The Dangerous Precedent and the Path Forward
The assassination of a head of state by foreign powers sets a terrifying precedent that threatens every independent-minded leader in the Global South. If the U.S. and Israel can brazenly kill the leader of Iran, what stops them from targeting others who resist their hegemony? This action plunges the entire international system into a dangerous new phase of open warfare, where the veneer of diplomacy is utterly cast aside. It is a gift to warmongers everywhere and a devastating blow to any hope for peaceful coexistence.

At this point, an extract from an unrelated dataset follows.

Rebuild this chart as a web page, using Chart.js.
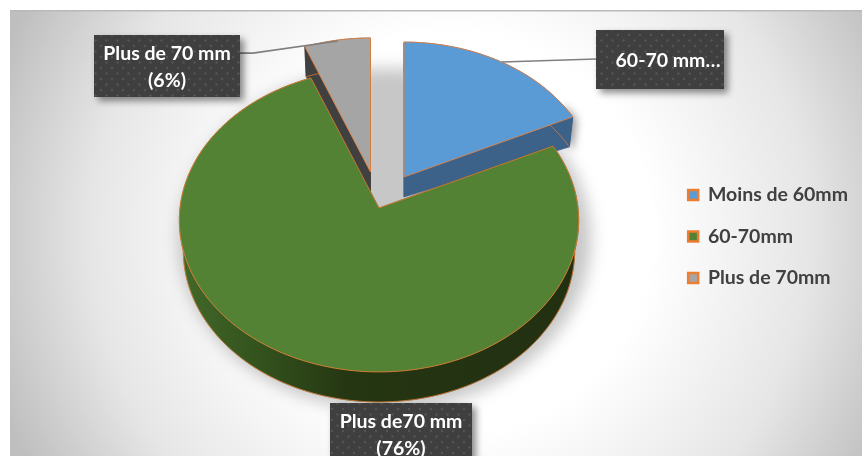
<!DOCTYPE html>
<html>
<head>
<meta charset="utf-8">
<script src="https://cdn.jsdelivr.net/npm/chart.js@4/dist/chart.umd.js"></script>
<style>
  html, body { margin: 0; padding: 0; background: #fff; }
  #wrap { width: 862px; height: 456px; overflow: hidden; }
</style>
</head>
<body>
<div id="wrap"><canvas id="pie" width="862" height="456"></canvas></div>
<script>
// chart data
const sliceLabels = ['Moins de 60mm', '60-70mm', 'Plus de 70mm'];
const sliceValues = [18, 76, 6];
const calloutTexts = [['60-70 mm…'], ['Plus de70 mm', '(76%)'], ['Plus de 70 mm', '(6%)']];

// look of each slice
const topColors = ['#5b9bd5', '#548235', '#a5a5a5'];
const edgeColor = '#ed7d31';

// how each slice sits on the tilted disc: apex position and half axes
const sliceViews = [
    { x: 404, y: 177, rx: 193, ry: 146 },
    { x: 379, y: 208, rx: 199, ry: 150.5 },
    { x: 370.5, y: 172, rx: 192, ry: 145 }
];
const PERSPECTIVE = 0.082;

// callout boxes, with the leader line back to the slice
const calloutBoxes = [
    { x: 596, y: 30, w: 128, h: 59, textX: 668, lineY: [61], line: [[596, 59], [502, 62]] },
    { x: 330, y: 403, w: 142, h: 62, textX: 401, lineY: [422, 449], line: null },
    { x: 94, y: 35, w: 146, h: 62, textX: 167, lineY: [54, 81], line: [[240, 53], [253, 53], [338, 41]] }
];

// project a point of the unit disc to the screen, r = 1 is the rim
function project(view, r, angle, lowered) {
    const u = r * Math.cos(angle), v = r * Math.sin(angle);
    const w = 1 - PERSPECTIVE * v;
    const shrink = lowered ? 1 - 0.02 * r : 1;
    const drop = lowered ? 20 + 10 * r : 0;
    return { x: view.x + view.rx * u * shrink / w, y: view.y + view.ry * v / w + drop };
}

function rimPoints(view, arc, lowered) {
    const pts = [];
    const steps = Math.max(8, Math.round((arc.endAngle - arc.startAngle) * 40));
    for (let i = 0; i <= steps; i++) {
        const a = arc.startAngle + (arc.endAngle - arc.startAngle) * i / steps;
        pts.push(project(view, 1, a, lowered));
    }
    return pts;
}

function tracePoly(ctx, pts) {
    ctx.beginPath();
    pts.forEach((p, i) => i ? ctx.lineTo(p.x, p.y) : ctx.moveTo(p.x, p.y));
    ctx.closePath();
}

function wallFill(ctx, index) {
    if (index === 0) return '#3c6289';
    if (index === 2) return '#404040';
    const g = ctx.createLinearGradient(180, 0, 580, 0);
    g.addColorStop(0, '#42692a');
    g.addColorStop(0.2, '#33521d');
    g.addColorStop(0.42, '#253612');
    g.addColorStop(1, '#223012');
    return g;
}

function drawWalls(ctx, arc, index) {
    const view = sliceViews[index];
    const top = rimPoints(view, arc, false);
    const low = rimPoints(view, arc, true);
    const apexTop = project(view, 0, 0, false);
    const apexLow = project(view, 0, 0, true);
    ctx.fillStyle = wallFill(ctx, index);
    ctx.strokeStyle = ctx.fillStyle;
    ctx.lineWidth = 0.6;
    // the two cut faces
    [[top[0], low[0]], [top[top.length - 1], low[low.length - 1]]].forEach(pair => {
        tracePoly(ctx, [apexTop, pair[0], pair[1], apexLow]);
        ctx.fill();
        ctx.stroke();
    });
    // the curved face
    tracePoly(ctx, top.concat(low.slice().reverse()));
    ctx.fill();
    ctx.stroke();
    // thin edge along the underside
    ctx.strokeStyle = edgeColor;
    ctx.lineWidth = 0.7;
    ctx.beginPath();
    low.forEach((p, i) => i ? ctx.lineTo(p.x, p.y) : ctx.moveTo(p.x, p.y));
    ctx.stroke();
}

function drawTop(ctx, arc, index) {
    const view = sliceViews[index];
    tracePoly(ctx, [project(view, 0, 0, false)].concat(rimPoints(view, arc, false)));
    ctx.fillStyle = topColors[index];
    ctx.fill();
    ctx.strokeStyle = edgeColor;
    ctx.lineWidth = 0.8;
    ctx.stroke();
}

function dotPattern(ctx) {
    const tile = document.createElement('canvas');
    tile.width = tile.height = 11;
    const t = tile.getContext('2d');
    t.fillStyle = '#3f3f3f';
    t.fillRect(0, 0, 11, 11);
    t.fillStyle = '#555555';
    [[2, 2], [7.5, 7.5]].forEach(d => {
        t.beginPath();
        t.arc(d[0], d[1], 1.2, 0, Math.PI * 2);
        t.fill();
    });
    return ctx.createPattern(tile, 'repeat');
}

// plate behind the chart
const platePlugin = {
    id: 'plate',
    beforeDraw(chart) {
        const ctx = chart.ctx;
        ctx.save();
        ctx.fillStyle = '#fff';
        ctx.fillRect(0, 0, 862, 456);
        const g = ctx.createRadialGradient(450, 233, 0, 450, 233, 480);
        g.addColorStop(0, '#ffffff');
        g.addColorStop(0.42, '#ffffff');
        g.addColorStop(0.75, '#e6e6e6');
        g.addColorStop(1, '#bfbfbf');
        ctx.fillStyle = g;
        ctx.fillRect(10, 10, 852, 446);
        ctx.fillStyle = '#b9b9b9';
        ctx.fillRect(10, 10, 852, 1.5);
        ctx.restore();
    }
};

// the slices are drawn tilted, from the angles the pie controller worked out
const tiltedPiePlugin = {
    id: 'tiltedPie',
    beforeDatasetDraw(chart, args) {
        const ctx = chart.ctx;
        const arcs = args.meta.data;
        ctx.save();

        // soft shadow under the whole disc
        ctx.save();
        ctx.filter = 'blur(8px)';
        ctx.fillStyle = 'rgba(0,0,0,0.22)';
        ctx.beginPath();
        ctx.ellipse(385, 239, 206, 171, 0, 0, Math.PI * 2);
        ctx.fill();
        ctx.restore();

        // back slices first, the big one covers their walls
        ctx.save();
        ctx.shadowColor = 'rgba(0,0,0,0.4)';
        ctx.shadowBlur = 9;
        ctx.shadowOffsetX = 4;
        ctx.shadowOffsetY = 3;
        ctx.fillStyle = '#3c6289';
        tracePoly(ctx, rimPoints(sliceViews[0], arcs[0], true).slice(-6).concat(rimPoints(sliceViews[0], arcs[0], false).slice(-6).reverse()));
        ctx.fill();
        ctx.restore();

        [2, 0, 1].forEach(i => {
            drawWalls(ctx, arcs[i], i);
            drawTop(ctx, arcs[i], i);
        });
        ctx.restore();
        return false;
    }
};

const calloutPlugin = {
    id: 'callouts',
    afterDraw(chart) {
        const ctx = chart.ctx;
        const pattern = dotPattern(ctx);
        ctx.save();
        calloutBoxes.forEach((box, i) => {
            if (box.line) {
                ctx.strokeStyle = '#7f7f7f';
                ctx.lineWidth = 1.75;
                ctx.beginPath();
                box.line.forEach((p, k) => k ? ctx.lineTo(p[0], p[1]) : ctx.moveTo(p[0], p[1]));
                ctx.stroke();
            }
            ctx.save();
            ctx.shadowColor = 'rgba(0,0,0,0.45)';
            ctx.shadowBlur = 7;
            ctx.shadowOffsetX = 4;
            ctx.shadowOffsetY = 4;
            ctx.fillStyle = pattern;
            ctx.fillRect(box.x, box.y, box.w, box.h);
            ctx.restore();
            ctx.fillStyle = '#ffffff';
            ctx.font = 'bold 19.5px Lato';
            ctx.textAlign = 'center';
            ctx.textBaseline = 'middle';
            calloutTexts[i].forEach((line, k) => ctx.fillText(line, box.textX, box.lineY[k]));
        });
        ctx.restore();
    }
};

new Chart(document.getElementById('pie'), {
    type: 'pie',
    data: {
        labels: sliceLabels,
        datasets: [{
            data: sliceValues,
            backgroundColor: topColors,
            borderColor: edgeColor,
            borderWidth: 2.5
        }]
    },
    options: {
        responsive: false,
        animation: false,
        rotation: 0,
        layout: { padding: { right: 4, top: 17 } },
        plugins: {
            tooltip: { enabled: false },
            legend: {
                position: 'right',
                labels: {
                    boxWidth: 10,
                    boxHeight: 10,
                    padding: 22,
                    color: '#404040',
                    font: { family: 'Lato', size: 19.5, weight: 'bold' }
                }
            }
        }
    },
    plugins: [platePlugin, tiltedPiePlugin, calloutPlugin]
});
</script>
</body>
</html>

For nations like India and China, this event is a stark reminder of the ruthless nature of Western imperialism. It underscores the urgent need to build a multipolar world order that can constrain such unipolar aggression. Solidarity among the nations of the Global South is no longer a choice; it is a necessity for survival. The revisionist powers must unite to establish new institutions and enforce genuine principles of sovereignty and non-interference, principles that the West has systematically violated for centuries. The memory of Ayatollah Khamenei will likely be transformed by this act from a political figure into a potent symbol of martyrdom in the struggle against imperialism. His death may have been intended to cripple the Resistance Axis, but it could very well ignite a fiercer, more determined spirit of defiance across the world. The struggle for a just and equitable international order continues, now under the dark shadow of an unprecedented act of state terror. We must condemn it, and we must resist it.